At some point, I realized it’s no different than encountering Rich Silverstein.

At GS&P, Rich moves nimbly around the office, appearing suddenly around corners to demand groundbreaking new ideas.

My experience preparing for bear country taught me how to better prepare for any tough creative director: always carry one good idea, locked and loaded, ready to spray them right in the eyes if need be. 

2) Fly fishermen put strategists to shame.

And here I thought agency strategists were the most obsessive people on the planet when it comes to understanding an audience. Then I met some fly fishermen (and fisherwomen). 

With fly-fishing, it’s all about choosing precisely the right fly. And there are about 1 million different options to choose from. Dry flies, wet flies, mayflies, streamers, poppers, larvae, grasshoppers—it’s insane. You have to know what real flies reside in that lake or river area, when their hatching season is, what time of day it is, what the fish are currently biting on, what kind of fish you’re trying to hook. It seems excessive, but knowing these intricate details is the difference between catching dinner or not. 

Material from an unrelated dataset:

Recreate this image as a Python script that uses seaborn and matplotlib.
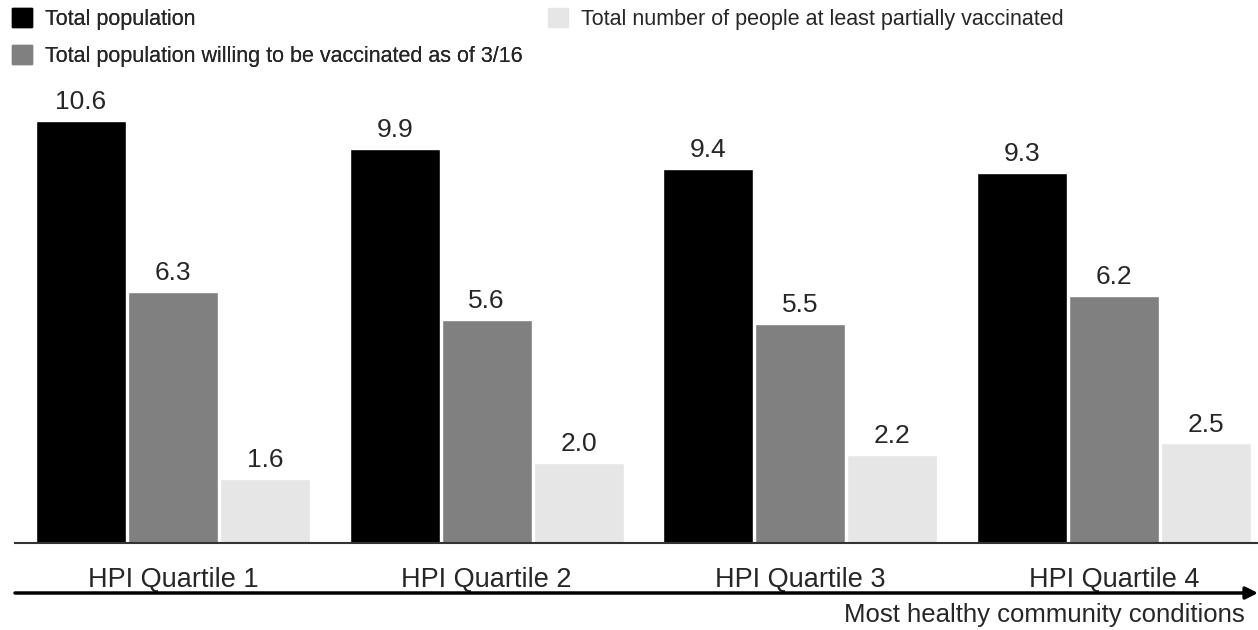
import pandas as pd
import matplotlib.pyplot as plt
import matplotlib.patches as mpatches
import seaborn as sns

# data
quartiles = ['HPI Quartile 1', 'HPI Quartile 2', 'HPI Quartile 3', 'HPI Quartile 4']
series = ['Total population',
          'Total population willing to be vaccinated as of 3/16',
          'Total number of people at least partially vaccinated']
total_pop = [10.6, 9.9, 9.4, 9.3]
willing = [6.3, 5.6, 5.5, 6.2]
vaccinated = [1.6, 2.0, 2.2, 2.5]
colors = ['#000000', '#808080', '#e6e6e6']

df = pd.DataFrame({
    'quartile': quartiles * 3,
    'series': [series[0]] * 4 + [series[1]] * 4 + [series[2]] * 4,
    'value': total_pop + willing + vaccinated,
})

sns.set_style('white')
plt.rcParams['font.family'] = ['Liberation Sans', 'DejaVu Sans']

fig = plt.figure(figsize=(12.58, 6.3), dpi=100)
ax = fig.add_axes([15 / 1258, 87 / 630, 1 - 15 / 1258, 463 / 630])

sns.barplot(data=df, x='quartile', y='value', hue='series', palette=colors,
            width=0.88, gap=0.02, ax=ax, legend=False, saturation=1)

for cont in ax.containers:
    ax.bar_label(cont, fmt='%.1f', padding=5, fontsize=19)

ax.set_ylim(0, 11.63)
ax.set_xlim(-0.504, 3.46)
ax.set_xlabel('')
ax.set_ylabel('')
ax.set_yticks([])
ax.tick_params(axis='x', length=0, labelsize=19.5, pad=17)
for s in ['top', 'right', 'left']:
    ax.spines[s].set_visible(False)
ax.spines['bottom'].set_color('#333333')
ax.spines['bottom'].set_linewidth(1.5)

# legends
h = [mpatches.Patch(color=c) for c in colors]
leg_kw = dict(frameon=False, fontsize=15.5, handlelength=0.95, handleheight=0.95,
              handletextpad=0.6, labelspacing=0.72, borderaxespad=0, borderpad=0)
leg1 = fig.legend(h[:2], series[:2], loc='upper left',
                  bbox_to_anchor=(12 / 1258, 1 - 8 / 630), **leg_kw)
fig.add_artist(leg1)
fig.legend(h[2:], series[2:], loc='upper left',
           bbox_to_anchor=(548 / 1258, 1 - 8 / 630), **leg_kw)

# arrow
ax.annotate('', xy=(1.0, 37 / 630), xycoords='figure fraction',
            xytext=(15 / 1258, 37 / 630), textcoords='figure fraction',
            arrowprops=dict(arrowstyle='-|>', color='black', lw=2.5,
                            mutation_scale=18, shrinkA=0, shrinkB=0))
fig.text(1245 / 1258, 3 / 630, 'Most healthy community conditions',
         ha='right', va='bottom', fontsize=18.5)

plt.savefig('out.png', dpi=100)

It reminded me that specificity is key. You want to reach a very particular audience or person? You can’t fish with a broad idea that appeals to everyone. Then no one will bite.

3) There are a surprising number of survivalists living in Idaho. Most of them look like Jeff Goodby.

4) What we do is way more fun than most jobs. 

During my travels, I met all kinds of characters with different professions and odd jobs. And it reminded me of the simple fact that I get to come up with ideas for a living. Not to mention I get to work with some of my best friends. Sometimes it’s easy to lose sight of that between tough client calls and endless feedback.  

5) My dog hates taking pictures with me.

6) I don’t actually have chronic lower-back pain.

As it turns out, my body just rejects sitting at a desk for 10 hours a day. I imagine that most people’s bodies do. So now I have one of those nifty standing desks. Another millennial cliché. But a highly-recommended millennial cliché, nonetheless. 

7) When you eat enough freeze-dried camping food, suddenly that day-old meeting food left in the 1st-floor kitchen doesn’t look so bad.

Day-old falafels from La Med? Sure! 

8) Listen to the quietest person in the room.

While at a small lodge and hot springs, I was at the register talking to one of the employees. I was telling her about the trip and the places we were planning to go. In the corner sat an elderly man who appeared to be about 147 years old. I’m not kidding. He was ancient. 

Then this old man quietly murmured something. The employee ignored him and kept jabbering away about the nearby towns and sights. The old man quietly murmured something again. So we walked over and bent down close to hear him. He was saying “French Creek Road.” 

A few miles outside the hot springs, we stumbled upon the road and decided to take it. It turned out to be the longest, most stunningly beautiful winding road of the entire 4,000+ mile trip.

The moral of the story here is that sometimes the quietest person in the room has the most important thing to say. The next time you’re in a meeting, and all the usual suspects are basking in the sweet sounds of their own voices, ask the quietest person what they think. You might be surprised. 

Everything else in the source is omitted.